Above all, Stalin forbade any mention of the fact that his secret police, the NKVD, had killed tens of thousands of so-called enemies of the state in Ukraine and Lithuania in the 1930s.
Grossman began to move closer and closer to a total rejection of communism’s fundamental premises and values. Ultimately in Life and Fate he came to the traumatic realization that Nazi Germany and Soviet Russia were in fact mirror images of each other.

Needless to say, this sentiment, dramatized even more vividly in Everything Flows (New York Review of Books), Grossman’s second post-war novel, got him in trouble with the Soviet authorities. Although his friends warned him that Life and Fate was political dynamite-–more threatening to the Stalinists than Pasternak’s Dr Zhivago-–Grossman, somewhat naively, believed the book’s worth would be recognized and that it would be published. After years of struggle and near-misses with publishers and apparatchiks, Grossman was told by Russia’s literary czar that “the book could not be published for 250 years.”

Still Grossman persisted, if only because he had worked for ten years on his novel. Then, on Feb. 14, 1961, three KGB colonels barged into his Moscow flat and “arrested” the manuscript of “Life and Fate.” Grossman himself was not taken into custody; only his book was put in handcuffs.

The original mss. of Life and Fate still sits in a Russian secret-police safe. Chances are, Grossman would have been sent to a Gulag had Stalin not died in 1953. Though technically free, the writer still could not help but feel that “he had been strangled on his own doorstep.”

Fortunately, two carbon copies of Life and Fate were smuggled to the West and published there. It was not until 1988, 24 years after Grossman’s death, though, that the book was finally published in Russia.
The major English-language biography of Vasili Grossman is The Bones of Berdichev (The Free Press), by John and Carol Garrard, both of whom speak fluent Russian and have traveled numerous times to Russia in search of those who knew or have written about Grossman. On one of their trips they visited the Ukrainian town where Grossman was born and raised. Once home to 30,000 Jews, Berdichev in 1994 was almost “Jew-free” (as the Nazis would have put it.)

It was the Nazis, greatly aided by the Ukrainian polizei (and by vast numbers of ordinary locals), who on Sept. 15, 1941 slaughtered the Jewish population of Berdichev (making it the starting point of the Holocaust). Among the victims was Grossman’s mother, Yekaterina Savelievna, “a charming, witty woman with a fine sense of humor, very widely read, an entertaining conversationalist, and very attentive to others,” said a woman who had been her French pupil in the 1930s.

“We know that she was 70 years old when she was killed, that she walked with a cane because diabetes had caused vascular problems in one leg, and that she had eczema. We know that she spoke excellent French and had lived abroad,” the Garrards explain.

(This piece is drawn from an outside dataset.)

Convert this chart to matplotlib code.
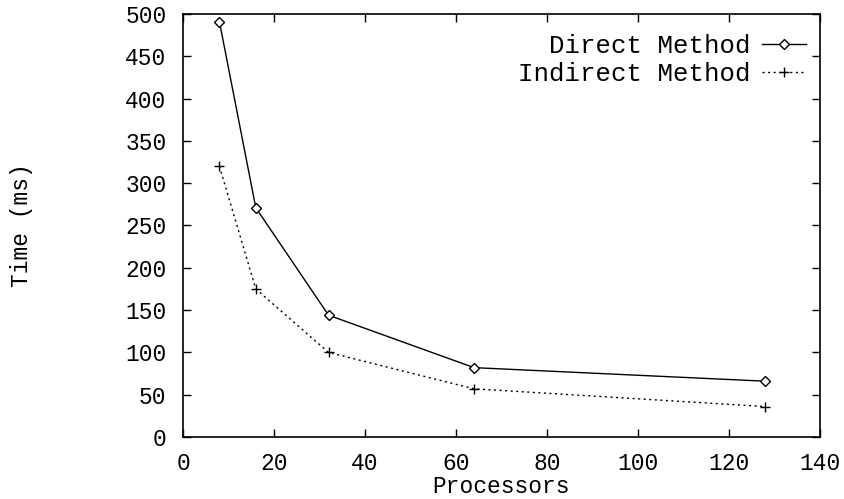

Grossman was already working as a war correspondent when the Wehrmacht attacked the Ukraine. “He had two weeks from the Nazi invasion on June 22 until the capture of Berdichev on July 7 to get on a train and bring her back to safety in Moscow.” But because his shrewish wife refused to take Yekaterina into her home, Grossman did nothing. “His failure to act would cost his mother (and his cousins) their lives and torment him thereafter.”

Out of that guilt and torment, Grossman would replay his mother’s death over and over in Life and Fate, examining it from many different perspectives, adding various details each time. “This multi-faceted perspective gives his account of the Holocaust on Soviet soil its unique realistic texture,” said the Garrards.

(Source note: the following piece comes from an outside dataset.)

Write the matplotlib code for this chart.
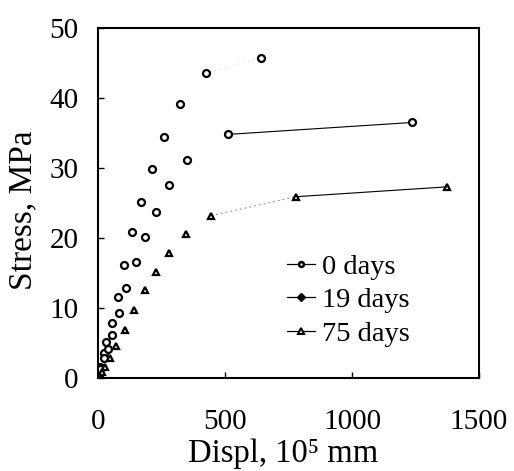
import matplotlib.pyplot as plt
from matplotlib.lines import Line2D

plt.rcParams['font.family'] = ['Liberation Serif', 'DejaVu Serif']

# Data (displacement in 10^-5 mm, stress in MPa)
x_0d = [0, 3, 9, 22, 33, 54, 77, 102, 133, 169, 214, 259, 322, 424, 641]
y_0d = [0, 0.4, 1.6, 3.5, 5.2, 7.8, 11.5, 16.2, 20.8, 25.2, 29.8, 34.4, 39.1, 43.5, 45.75]

x_19d = [0, 9, 22, 38, 55, 84, 112, 148, 183, 230, 281, 349, 513, 1236]
y_19d = [0, 1.3, 2.8, 4.2, 6.2, 9.35, 12.8, 16.6, 20.2, 23.7, 27.5, 31.1, 34.8, 36.5]

x_75d = [0, 7, 16, 29, 48, 71, 106, 143, 183, 228, 281, 345, 446, 781, 1373]
y_75d = [0, 0.2, 0.9, 1.6, 2.8, 4.6, 6.8, 9.7, 12.5, 15.1, 17.9, 20.5, 23.2, 25.9, 27.3]

labels = ["0 days", "19 days", "75 days"]

fig = plt.figure(figsize=(5.14, 4.71), dpi=100)
ax = fig.add_axes([0.1907, 0.1975, 0.7413, 0.7431])

mk = dict(linestyle='none', mfc='white', mec='black', mew=1.6, ms=5)
ax.plot(x_0d, y_0d, marker='o', **mk)
ax.plot(x_19d, y_19d, marker='o', **mk)
ax.plot(x_75d, y_75d, marker='^', **mk)

# connecting segments at the large-displacement end
ax.plot(x_0d[-2:], y_0d[-2:], color='0.8', lw=0.7, ls=(0, (1, 4)), zorder=1)
ax.plot(x_19d[-2:], y_19d[-2:], color='black', lw=0.8, zorder=1)
ax.plot(x_75d[-3:-1], y_75d[-3:-1], color='0.55', lw=0.7, ls=(0, (2, 3)), zorder=1)
ax.plot(x_75d[-2:], y_75d[-2:], color='black', lw=0.8, zorder=1)

ax.set_xlim(0, 1500)
ax.set_ylim(0, 50)
ax.set_xticks([0, 500, 1000, 1500])
ax.set_yticks([0, 10, 20, 30, 40, 50])
ax.tick_params(direction='in', length=4.5, width=1, labelsize=21)
ax.tick_params(axis='x', pad=22)
ax.tick_params(axis='y', pad=14)
for s in ax.spines.values():
    s.set_linewidth(1.5)

fig.text(283 / 514, 1 - 462 / 471, "Displ, 10\u2075 mm", fontsize=23.5, ha='center', va='baseline')
fig.text(23 / 514, 1 - 210 / 471, "Stress, MPa", fontsize=24, ha='center', va='center',
         rotation=90)

handles = [
    Line2D([], [], color='black', lw=0.9, marker='o', mfc='white', mec='black', mew=1.8, ms=3.5),
    Line2D([], [], color='black', lw=0.9, marker='D', mfc='black', mec='black', ms=4),
    Line2D([], [], color='black', lw=0.9, marker='^', mfc='white', mec='black', mew=1.5, ms=4.5),
]
ax.legend(handles, labels, loc='upper left', bbox_to_anchor=(0.495, 0.354), frameon=False,
          fontsize=20.5, handlelength=1.0, handletextpad=0.25, labelspacing=0.26,
          borderaxespad=0, borderpad=0)

fig.savefig("out.png", dpi=100)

Grossman also wrote a letter in his mother’s voice which has become one of the novel’s most famous chapters. It is a letter written while the polizei were rounding up their victims and getting ready to butcher them. This “last letter” from mother to son is, in my opinion, one of the most powerful, profound and heart-rending epistles ever written.

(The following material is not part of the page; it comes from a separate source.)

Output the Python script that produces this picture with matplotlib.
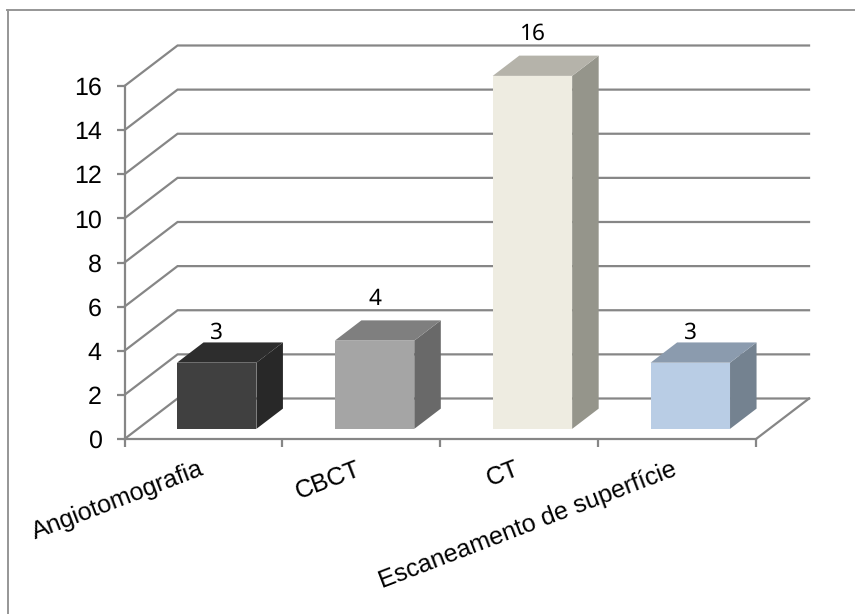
import matplotlib
matplotlib.use('Agg')
import matplotlib.pyplot as plt
from matplotlib.lines import Line2D
from matplotlib.patches import Polygon

plt.rcParams['font.family'] = ['Liberation Sans', 'DejaVu Sans']
plt.rcParams['text.hinting'] = 'none'
plt.rcParams['text.hinting_factor'] = 1

categories = ['Angiotomografia', 'CBCT', 'CT', 'Escaneamento de superfície']
values = [3, 4, 16, 3]
y_ticks = [0, 2, 4, 6, 8, 10, 12, 14, 16]

front_colors = ['#404040', '#a5a5a5', '#eeece1', '#b9cde5']
top_colors = ['#2d2d2d', '#7f7f7f', '#b5b3aa', '#8b9bae']
side_colors = ['#282828', '#696969', '#95958b', '#748290']

line_color = '#868686'
line_width = 1.6

# distancia (pt) entre o rotulo de valor e o topo frontal da barra
label_gaps = [21.2, 30, 30, 21.2]

W, H = 855, 614
fig = plt.figure(figsize=(W / 100, H / 100), dpi=100)
ax = fig.add_axes([124.5 / W, (H - 439) / H, 631.5 / W, 353 / H])
ax.set_xlim(0, len(categories))
ax.set_ylim(0, 16)
ax.patch.set_visible(False)

# profundidade do grafico 3D em unidades dos eixos
depth_x = 0.336
depth_y = 1.836
bar_width = 0.503

# moldura externa (so esquerda e topo)
fig.add_artist(Line2D([7.5 / W, 7.5 / W], [0, 1 - 9.5 / H], color='#969696', lw=1.4))
fig.add_artist(Line2D([7 / W, 1], [1 - 9.5 / H, 1 - 9.5 / H], color='#969696', lw=1.4))

# eixos frontais
for side in ['top', 'right']:
    ax.spines[side].set_visible(False)
for side in ['left', 'bottom']:
    ax.spines[side].set_color(line_color)
    ax.spines[side].set_linewidth(line_width)
ax.set_xticks(range(len(categories) + 1))
ax.set_xticklabels([])
ax.set_yticks(y_ticks)
ax.tick_params(axis='both', color=line_color, width=line_width, length=5.5)
ax.tick_params(axis='y', labelsize=18, pad=11, labelcolor='black')

# linhas de grade na parede esquerda e no fundo
xmax = len(categories)
for t in y_ticks:
    ax.plot([0, depth_x, xmax + depth_x], [t, t + depth_y, t + depth_y],
            color=line_color, lw=line_width, clip_on=False, zorder=1,
            solid_joinstyle='miter')
ax.plot([xmax, xmax + depth_x], [0, depth_y], color=line_color, lw=line_width,
        clip_on=False, zorder=1)

# barras em perspectiva
for i, v in enumerate(values):
    x0 = i + 0.5 - bar_width / 2 + depth_x * 0.25
    x1 = x0 + bar_width
    y0 = depth_y * 0.25
    y1 = y0 + v
    dx = depth_x * 0.5
    dy = depth_y * 0.5
    ax.add_patch(Polygon([(x1, y0), (x1 + dx, y0 + dy), (x1 + dx, y1 + dy), (x1, y1)],
                         fc=side_colors[i], ec='none', zorder=3, clip_on=False))
    ax.add_patch(Polygon([(x0, y1), (x0 + dx, y1 + dy), (x1 + dx, y1 + dy), (x1, y1)],
                         fc=top_colors[i], ec='none', zorder=3, clip_on=False))
    ax.add_patch(Polygon([(x0, y0), (x1, y0), (x1, y1), (x0, y1)],
                         fc=front_colors[i], ec='none', zorder=4, clip_on=False))
    # rotulo de valor acima da barra
    ax.annotate(str(v), ((x0 + x1) / 2, y1), xytext=(0, label_gaps[i]), textcoords='offset points',
                ha='center', va='center', fontsize=16.3, family=['Noto Sans', 'DejaVu Sans'],
                color='black', zorder=5, annotation_clip=False)

# rotulos das categorias inclinados
for i, name in enumerate(categories):
    ax.annotate(name, (i + 0.5, 0), xytext=(-3.8, -13), textcoords='offset points',
                ha='right', va='top', rotation=21, rotation_mode='anchor',
                fontsize=17.8, color='black', annotation_clip=False)

fig.savefig('out.png', dpi=100)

In 2000 Frederick Wiseman produced and directed a 60-minute theatrical version of Le Derniere Lettre in Paris, starring the actress Catherine Samie. He later presented the solo play in New York and Moscow (on the centenary of Grossman’s birth). Wiseman also made a film of the play; it is available from Zipporah Films (

In 1950 and 1961, Grossman wrote two letters to his mother as if she were still alive; they too are extraordinary in their intensity, compassion and poignancy. They can be found in The Road (NYRB), along with his provocative essay on Raphael’s The Sistine Madonna. In Grossman’s estimation, maternal love was the strongest force on earth.

Grossman died in obscurity and frustration, thinking that his magnum opus Life and Fate would never be published. Fortunately, he was wrong in that regard; his novel is with us now and will forever be enshrined in the hearts of those who take the time to read it.

The message of Life and Fate–-and many other of Grossman’s works–-is a universal one. He tried, as the Garrards point out, “not simply to maintain his own personal integrity but to engage in that eternal struggle of remembering against forgetting that is the lot and duty of all people, whether they live in Russia or anywhere else. He attempted to live as a human being in inhuman times. It is this persistence of the humane in the ‘wolfhound century’ that makes his life so fascinating.

What is the effect on a given human being of the most lethal disasters in recorded history? Grossman’s experience is compelling–and consoling–because he reassures us that no matter what, the human species endures and the survivors continue to live as human beings. This is his great theme. The measure of his spirit may be taken by juxtaposing his hope in the human condition against the violence, torment, bewilderment and disintegration of his age.”